Why then is it so well tended? One reason might be the villa that still stands at its northern end; since it was from here that Chang Kaishek fled to Taiwan. After a night spent in the villa -- and a day spent having his huge mahogany wardrobe and an entire brass bed shipped across from Dongping Lu -- he boarded a waiting ship in the early hours of May 7th 1949, and beat his retreat. (He came back to the mainland briefly later that same year, but never to Shanghai.) The villa looks almost untouched since he left, and the surrounding lawns lend it the requisite stately feel, but it's an obscure attraction (even Chang worried that basing himself on the island meant he was, "Too far away from the city, too far away to see many people, too far away to understand things..."), and the state of the park probably has more to do with plans for the future than the past.

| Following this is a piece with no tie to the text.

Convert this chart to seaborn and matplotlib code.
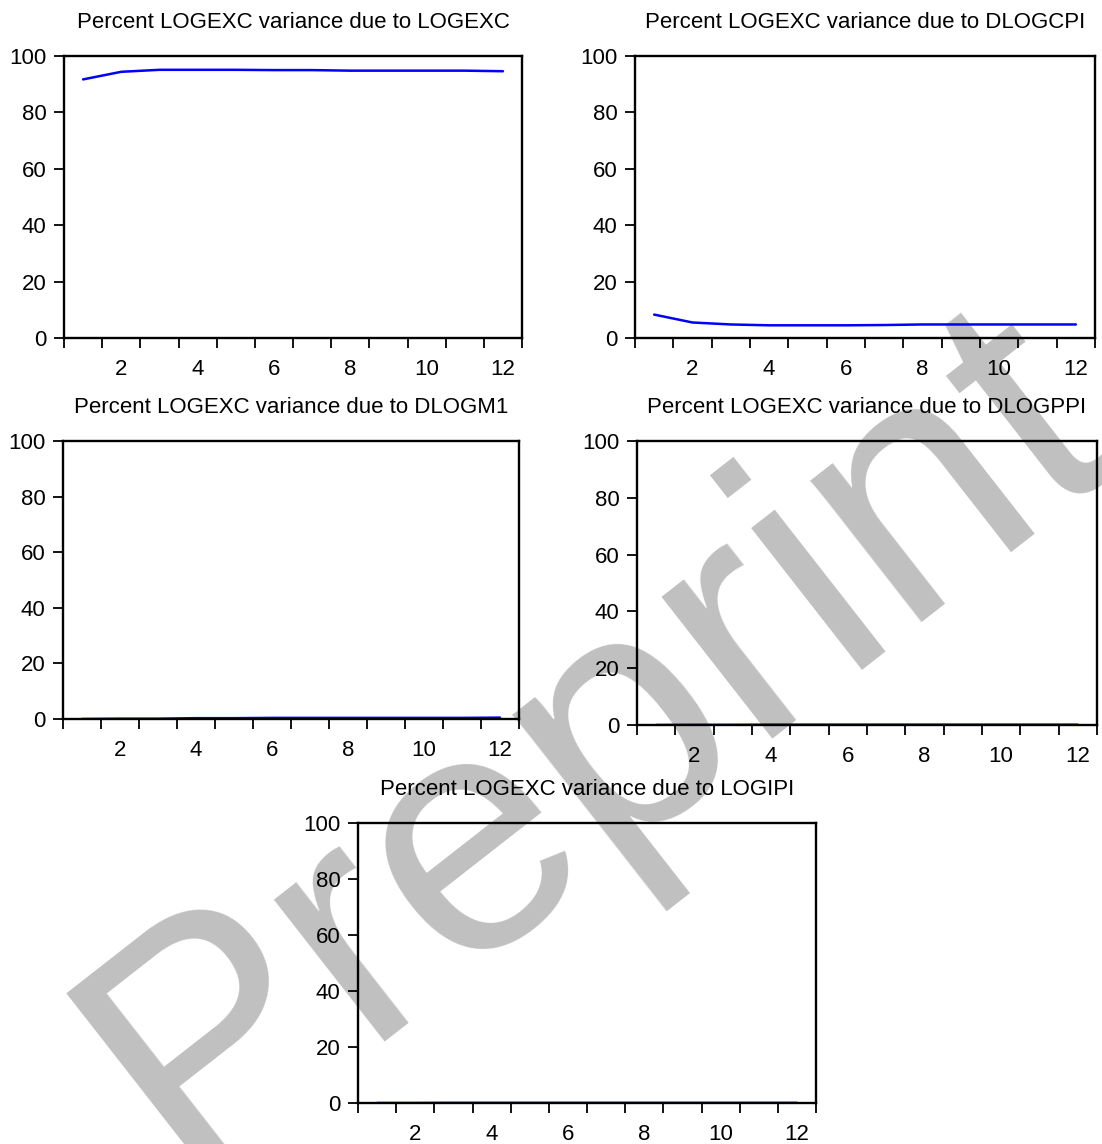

The island marks the far eastern point of the Huangpu revitalization program, the creeping fuse that is slowly and irreparably transforming the northern river bank. Out there in the electronic ether are wild, as-yetunrealized plans to turn the place into an entertainment wonderland (see pictures below); an eco-paradise replete with French-style parks, health spas, yachting marinas, and, in one case, a hotel styled after a Chinese galleon. But these proposals have been on the slate for more than five years now, and if it seems unlikely there'd really be much mourning were the island to be transformed, it seems equally doubtful that change is coming to Fuxing Dao any time soon.
It's a strange, time-warped backwater, a little like the island in Lost, only lacking the ability to fast-forward 30 years overnight. Probably pays to remember your way home from this one, too.
Getting there: In Puxi, the closest metro stations to Fuxing Island are Huangxing Lu and Yanji Zhong Lu, both on Line 8. The island is then a ten minute cab ride away. Buses 77 and 577 go all the way there.
On the Pudong side, Jinqiao Lu on Line 6 drops you a fifteen minute walk away from the ferry terminal of the same name. The ferry runs 24 hours a day.